The Martyn Brothers House (Дом братьев Мартын), also known as the Red Cottage (Красный домик), is a building in Rostov-on-Don, located at the intersection of Bolshaya Sadovaya Street and Fortress Lane. The building was built by architect Nikolai Sokolov in 1893, in the centre of the former Fortress of Saint Dimitry of Rostov. The first owner of the building was a British citizen, Ivan Romanovich Martyn. The Martyn Brothers' House has the status of an object of an object of cultural heritage of federal significance. The building currently houses the Sholokhov Centre, part of the National Sholokhov Museum-Reserve, and functions as an exhibition space and a venue for cultural and educational projects.

== History ==
The two-storey red brick house was built in 1893 to the design of Rostov architect Nikolai Matveyevich Sokolov. The house was built in the spirit of Russian Gothic Revival eclecticism, combining elements of Russian and German architecture.

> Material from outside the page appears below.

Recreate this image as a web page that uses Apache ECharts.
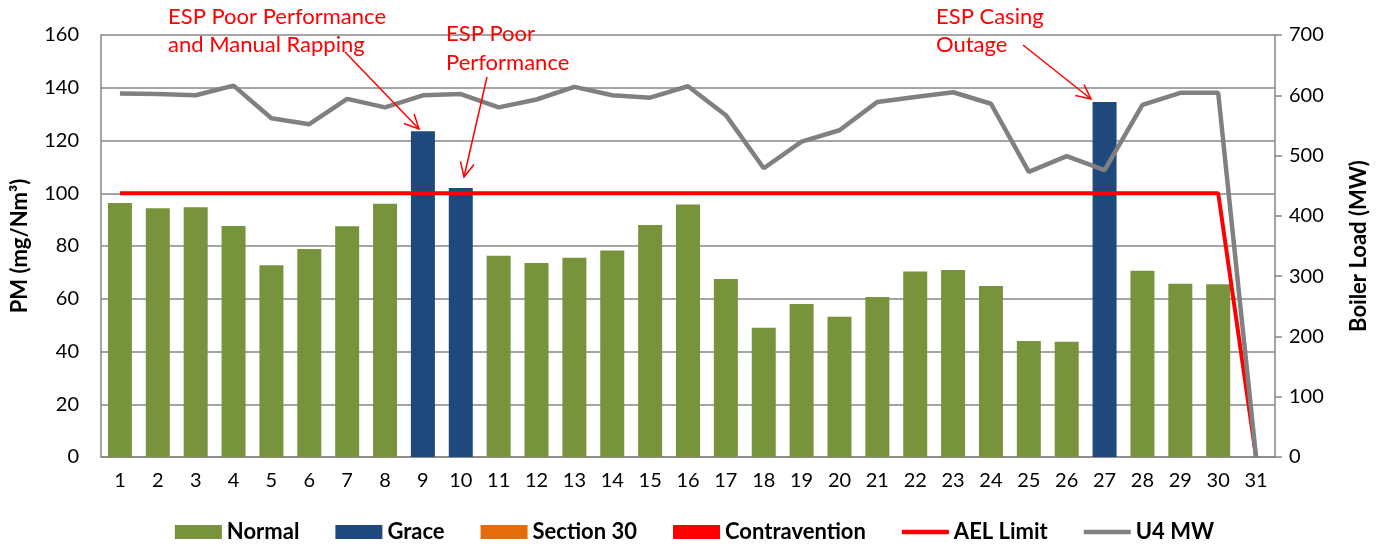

In the 1910s, George Martyn was Consul of the United States, and had his reception room in the building. In the 1920s, the building was nationalized. On the ground floor were various institutions, and on the upper floor were communal apartments. After the Great Patriotic War, the building was renovated, during which time the roof windows were lost.

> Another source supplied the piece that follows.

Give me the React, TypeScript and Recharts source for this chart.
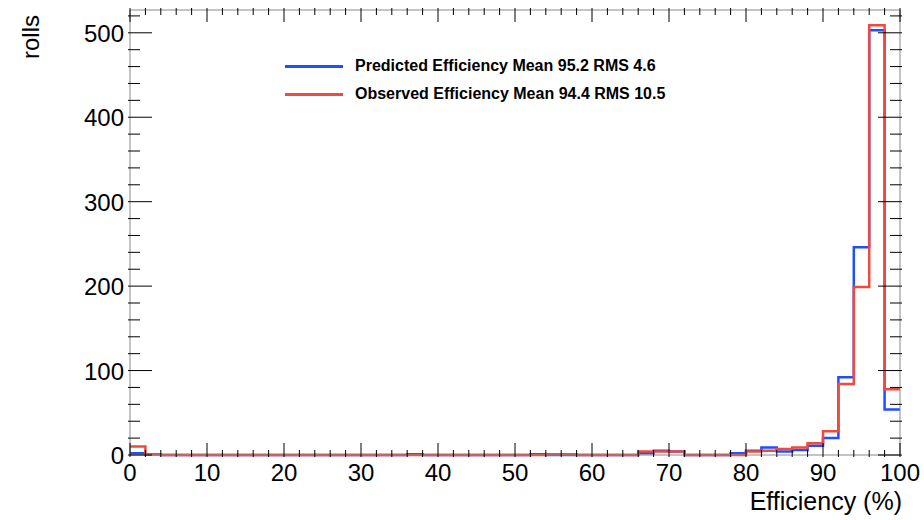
import React from 'react';
import { ComposedChart, Line, XAxis, YAxis } from 'recharts';

// bin lower edges, 2% wide bins from 0 to 100
const binEdges = Array.from({ length: 51 }, (_, i) => i * 2);

const predicted = [
  2, 1, 0, 0, 0, 0, 0, 0, 0, 0,
  0, 0, 0, 0, 0, 0, 0, 0, 1, 0,
  0, 0, 0, 0, 0, 0, 1, 0, 0, 0,
  0, 0, 0, 2, 5, 4, 0, 0, 0, 2,
  5, 9, 4, 6, 11, 20, 92, 246, 503, 54,
];
const observed = [
  10, 1, 0, 0, 0, 0, 0, 0, 0, 0,
  0, 0, 0, 0, 0, 0, 0, 0, 0, 0,
  0, 0, 0, 0, 0, 0, 0, 1, 1, 0,
  0, 0, 0, 4, 4, 4, 0, 0, 0, 0,
  4, 5, 7, 9, 14, 28, 84, 199, 509, 78,
];

const xTicks = Array.from({ length: 51 }, (_, i) => i * 2);
const yTicks = Array.from({ length: 27 }, (_, i) => i * 20);

const data = binEdges.map((x, i) => ({
  x,
  p: predicted[Math.min(i, predicted.length - 1)],
  o: observed[Math.min(i, observed.length - 1)],
}));

const font = '"Liberation Sans", Arial, sans-serif';

const XTick = ({ x, y, payload, top }: any) => {
  const major = payload.value % 10 === 0;
  const len = major ? 14 : 7;
  return (
    <g>
      <line x1={x} x2={x} y1={y} y2={top ? y + len : y - len} stroke="#000" strokeWidth={1} />
      {!top && major && (
        <text x={x} y={y + 24} textAnchor="middle" fontSize={24} fontFamily={font} fill="#000">
          {payload.value}
        </text>
      )}
    </g>
  );
};

const YTick = ({ x, y, payload, right }: any) => {
  const major = payload.value % 100 === 0;
  const len = major ? 24 : 12;
  return (
    <g>
      <line x1={x} x2={right ? x - len : x + len} y1={y} y2={y} stroke="#000" strokeWidth={1} />
      {!right && major && (
        <text x={x - 4} y={y + 9} textAnchor="end" fontSize={24} fontFamily={font} fill="#000">
          {payload.value}
        </text>
      )}
    </g>
  );
};

export default function App() {
  return (
    <div style={{ position: 'absolute', left: 0, top: 0, width: 924, height: 520, background: '#fff', fontFamily: font }}>
      <ComposedChart width={924} height={520} data={data} margin={{ top: 9, right: 22, bottom: 35, left: 0 }}>
        <XAxis xAxisId="b" dataKey="x" type="number" domain={[0, 100]} ticks={xTicks} interval={0} height={30}
          tick={<XTick />} tickLine={false} tickSize={0} stroke="#888" />
        <XAxis xAxisId="t" orientation="top" dataKey="x" type="number" domain={[0, 100]} ticks={xTicks} interval={0}
          tick={<XTick top />} tickLine={false} tickSize={0} stroke="#888" height={1} />
        <YAxis yAxisId="l" type="number" domain={[0, 527]} ticks={yTicks} interval={0} width={130}
          tick={<YTick />} tickLine={false} tickSize={0} stroke="#888" />
        <YAxis yAxisId="r" orientation="right" type="number" domain={[0, 527]} ticks={yTicks} interval={0} width={2}
          tick={<YTick right />} tickLine={false} tickSize={0} stroke="#888" />
        <Line xAxisId="t" yAxisId="r" type="stepAfter" dataKey="p" stroke="none" strokeOpacity={0} dot={false} isAnimationActive={false} />
        <Line xAxisId="b" yAxisId="l" type="stepAfter" dataKey="p" stroke="#1f4fff" strokeWidth={2.5} dot={false} isAnimationActive={false} />
        <Line xAxisId="b" yAxisId="l" type="stepAfter" dataKey="o" stroke="#f04a3e" strokeWidth={2.5} dot={false} isAnimationActive={false} />
      </ComposedChart>
      <div style={{ position: 'absolute', left: 2, top: 22, transform: 'rotate(-90deg)', fontSize: 24, width: 60, height: 30, textAlign: 'center' }}>rolls</div>
      <div style={{ position: 'absolute', right: 22, top: 487, fontSize: 25 }}>Efficiency (%)</div>
      <div style={{ position: 'absolute', left: 285, top: 52, fontSize: 16, fontWeight: 'bold', lineHeight: '28px' }}>
        <div><span style={{ display: 'inline-block', width: 58, height: 3, background: '#1f4fff', verticalAlign: 'middle', marginRight: 12 }} />Predicted Efficiency Mean 95.2 RMS 4.6</div>
        <div><span style={{ display: 'inline-block', width: 58, height: 3, background: '#f04a3e', verticalAlign: 'middle', marginRight: 12 }} />Observed Efficiency Mean 94.4 RMS 10.5</div>
      </div>
    </div>
  );
}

In 2007, the building was transferred to the National Sholokhov Museum-Reserve, and restoration works began. Repairs lasted between 2008 and 2014, with the building opening as the Sholokhov Centre on 22 May 2015, marking the 110th anniversary of Mikhail Sholokhov's birth, and Russia's Year of Literature. The centre provides exhibition space and a venue for cultural and educational projects. It hosts lectures, museum classes, creative meetings, and theme nights. Its first exhibition was "Traces of Cossack Antiquity", displaying artefacts from the Hermitage Museum's collections.